Clarion Acquires Logistics Player Gramercy Europe
The $50 billion New York-based real estate investment manager has augmented its $16 billion, 700-property logistics portfolio by buying a majority stake in the European platform.
New York-based Clarion Partners has made its first foray into the European property market by buying a majority stake in logistics and industrial investor Gramercy Europe, adding to its own $16 billion, 700-property portfolio of logistics assets.
Clarion will add Gramercy Europe to its $50 billion platform and rebrand the company as Clarion Gramercy. The business will continue to be led by current Gramercy Europe CEO Alistair Calvert and will maintain its offices in London, Berlin and Barcelona.
The deal with Clarion was first reported by PERE. The transaction comes after a Blackstone real estate fund completed its buyout of Gramercy Europe’s parent company Gramercy Property Trust for about $7.6 billion last October.
Building a European logistics player
Real estate investment veteran Calvert set up ThreadGreen Partners in 2006. Gramercy Property Trust acquired the business in 2014 and rebranded it as Gramercy Europe. Calvert’s team has since handled more than $3 billion of real estate deals in Europe.
The pan-European fund manager specializes in single-tenant logistics and light industrial properties, with a primary focus on Germany, the Netherlands, France and Spain. Gramercy acquires assets with existing leases, invests through sale-leaseback transactions and funds build-to-suit developments. The company has an active investment pipeline across the continent.
“We plan to continue capitalizing on the expansion of the undersupplied European logistics property market and leveraging the deep relationships that we have built with some of Europe’s leading businesses,” noted Calvert in prepared remarks.

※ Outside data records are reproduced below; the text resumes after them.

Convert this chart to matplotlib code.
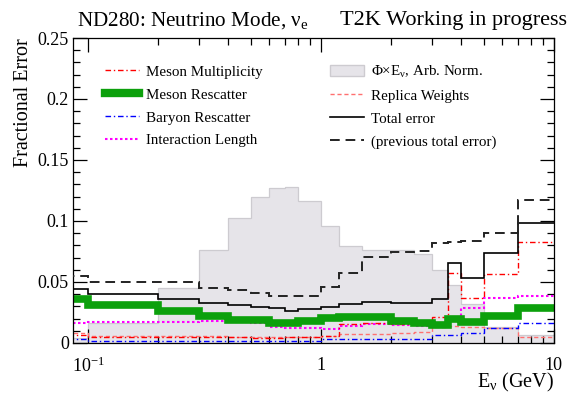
import matplotlib
matplotlib.use("Agg")
import matplotlib.pyplot as plt
from matplotlib.patches import Patch
from matplotlib.lines import Line2D
from matplotlib.ticker import FixedLocator, FixedFormatter

plt.rcParams['font.family'] = ['Liberation Serif', 'DejaVu Serif']
plt.rcParams['mathtext.fontset'] = 'custom'
plt.rcParams['mathtext.rm'] = 'Liberation Serif'
plt.rcParams['mathtext.it'] = 'Liberation Serif:italic'

# neutrino energy bin edges (GeV)
edges = [0.05, 0.1, 0.2, 0.3, 0.4, 0.5, 0.6, 0.7, 0.8, 1.0, 1.2, 1.5,
         2.0, 2.5, 3.0, 3.5, 4.0, 5.0, 7.0, 10.0]

flux = [0.004, 0.016, 0.045, 0.076, 0.1025, 0.12, 0.127, 0.128, 0.116, 0.096,
        0.0795, 0.076, 0.076, 0.073, 0.060, 0.0475, 0.032, 0.013, 0.0065]
meson_mult = [0.0066, 0.005, 0.0048, 0.0047, 0.0045, 0.0042, 0.004, 0.0045, 0.0045, 0.006,
              0.0156, 0.0164, 0.0156, 0.0156, 0.021, 0.057, 0.037, 0.0565, 0.083]
meson_resc = [0.036, 0.031, 0.026, 0.022, 0.019, 0.019, 0.0164, 0.0164, 0.018, 0.0205,
              0.0213, 0.0213, 0.018, 0.0164, 0.0148, 0.020, 0.017, 0.022, 0.0287]
baryon_resc = [0.003, 0.0018, 0.0016, 0.0016, 0.0015, 0.0015, 0.0014, 0.0014, 0.0014, 0.003,
               0.003, 0.003, 0.0032, 0.0033, 0.0066, 0.0066, 0.0085, 0.0125, 0.0164]
int_length = [0.0164, 0.0172, 0.0175, 0.0178, 0.0175, 0.016, 0.013, 0.0123, 0.0123, 0.0115,
              0.0139, 0.0156, 0.0145, 0.014, 0.014, 0.021, 0.0285, 0.037, 0.0385]
replica = [0.008, 0.0055, 0.0055, 0.0055, 0.005, 0.005, 0.0045, 0.005, 0.005, 0.006,
           0.007, 0.0075, 0.008, 0.009, 0.013, 0.0135, 0.013, 0.0123, 0.005]
total = [0.044, 0.040, 0.036, 0.033, 0.0315, 0.0295, 0.0287, 0.026, 0.028, 0.0295,
         0.032, 0.0336, 0.033, 0.033, 0.036, 0.0656, 0.053, 0.074, 0.098]
prev_total = [0.055, 0.050, 0.050, 0.045, 0.0434, 0.041, 0.0385, 0.0385, 0.0385, 0.046,
              0.0574, 0.0705, 0.0746, 0.0754, 0.082, 0.083, 0.0836, 0.090, 0.117]

fig = plt.figure(figsize=(5.71, 3.96), dpi=100)
ax = fig.add_axes([0.128, 0.134, 0.842, 0.770])

fill_col = '#e6e4e9'
dash_dot = (0, (4, 2, 1, 2))
prev_dash = (0, (5, 3))

ax.stairs(flux, edges, fill=True, color=fill_col, zorder=1)
ax.stairs(flux, edges, baseline=None, color='#cdcbd0', lw=0.9, zorder=1.1)

ax.stairs(replica, edges, baseline=None, color='#ff7070', lw=1.0, ls=(0, (3, 2)), zorder=2)
ax.stairs(int_length, edges, baseline=None, color='#ff00ff', lw=1.5, ls=(0, (1.2, 1.2)), zorder=2.1)
ax.stairs(baryon_resc, edges, baseline=None, color='#0000ff', lw=1.0, ls=dash_dot, zorder=2.2)
ax.stairs(meson_mult, edges, baseline=None, color='#ff0000', lw=1.0, ls=dash_dot, zorder=2.3)
ax.stairs(meson_resc, edges, baseline=None, color='#0ca00c', lw=5.5, zorder=2.4)
ax.stairs(total, edges, baseline=None, color='black', lw=1.2, zorder=3)
ax.stairs(prev_total, edges, baseline=None, color='#222222', lw=1.4, ls=prev_dash, zorder=3)

ax.set_xscale('log')
ax.set_xlim(0.0862, 10)
ax.set_ylim(0, 0.25)

ax.xaxis.set_major_locator(FixedLocator([0.1, 1, 10]))
ax.xaxis.set_major_formatter(FixedFormatter([r'$\mathregular{10^{-1}}$', '1', '10']))
ax.xaxis.set_minor_locator(FixedLocator([m * d for d in (0.1, 1) for m in range(2, 10)]))
ax.xaxis.set_minor_formatter(FixedFormatter([]))
ax.yaxis.set_major_locator(FixedLocator([0, 0.05, 0.1, 0.15, 0.2, 0.25]))
ax.yaxis.set_major_formatter(FixedFormatter(['0', '0.05', '0.1', '0.15', '0.2', '0.25']))
ax.yaxis.set_minor_locator(FixedLocator([i * 0.01 for i in range(26)]))

ax.tick_params(which='both', direction='in', top=True, right=True, width=0.9, labelsize=13)
ax.tick_params(axis='y', which='major', length=10, pad=3)
ax.tick_params(axis='y', which='minor', length=5)
ax.tick_params(axis='x', which='major', length=10, pad=10)
ax.tick_params(axis='x', which='minor', length=5)
for s in ax.spines.values():
    s.set_linewidth(0.9)

ax.set_ylabel('Fractional Error', fontsize=14.5, loc='top', labelpad=3)
ax.set_xlabel(r'E$_{\mathregular{ν}}$ (GeV)', fontsize=14.5, loc='right', labelpad=-4)

fig.text(0.135, 0.947, r'ND280: Neutrino Mode, $\mathregular{ν_e}$', fontsize=15.2, va='center')
fig.text(0.993, 0.947, 'T2K Working in progress', fontsize=16, va='center', ha='right')

handles = [
    Line2D([], [], color='#ff0000', lw=1.0, ls=dash_dot),
    Line2D([], [], color='#0ca00c', lw=6),
    Line2D([], [], color='#0000ff', lw=1.0, ls=dash_dot),
    Line2D([], [], color='#ff00ff', lw=1.5, ls=(0, (1.2, 1.2))),
    Patch(facecolor=fill_col, edgecolor='#cdcbd0'),
    Line2D([], [], color='#ff7070', lw=1.0, ls=(0, (3, 2))),
    Line2D([], [], color='black', lw=1.2),
    Line2D([], [], color='#222222', lw=1.4, ls=prev_dash),
]
labels = ['Meson Multiplicity', 'Meson Rescatter', 'Baryon Rescatter', 'Interaction Length',
          r'Φ×E$_{\mathregular{ν}}$, Arb. Norm.', 'Replica Weights', 'Total error',
          '(previous total error)']
ax.legend(handles, labels, ncol=2, loc='upper left', bbox_to_anchor=(0.066, 0.916),
          frameon=False, fontsize=10.8, handlelength=2.25, handletextpad=0.5,
          columnspacing=4.5, labelspacing=0.63, borderpad=0, borderaxespad=0)

fig.savefig('out.png', dpi=100)
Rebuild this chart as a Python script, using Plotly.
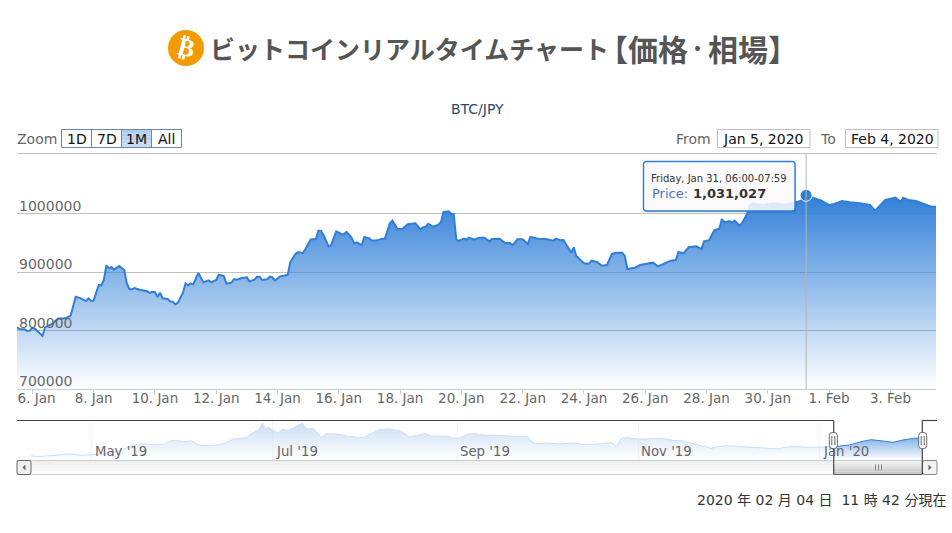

Clarion goes trans-Atlantic
Clarion has more than 280 employees in the U.S. and the U.K., and a total of $50 billion in assets under management, with investments across a broad range of real estate asset classes and risk/return strategies. The firm has announced a flurry of property acquisitions in the last several months, most recently buying a Class A office mid-rise in San Francisco for $335.5 million in February.
In December, Clarion picked up a fully repositioned office building in Midtown Manhattan for $282 million and a Class A office asset near Seattle for $134.5 million.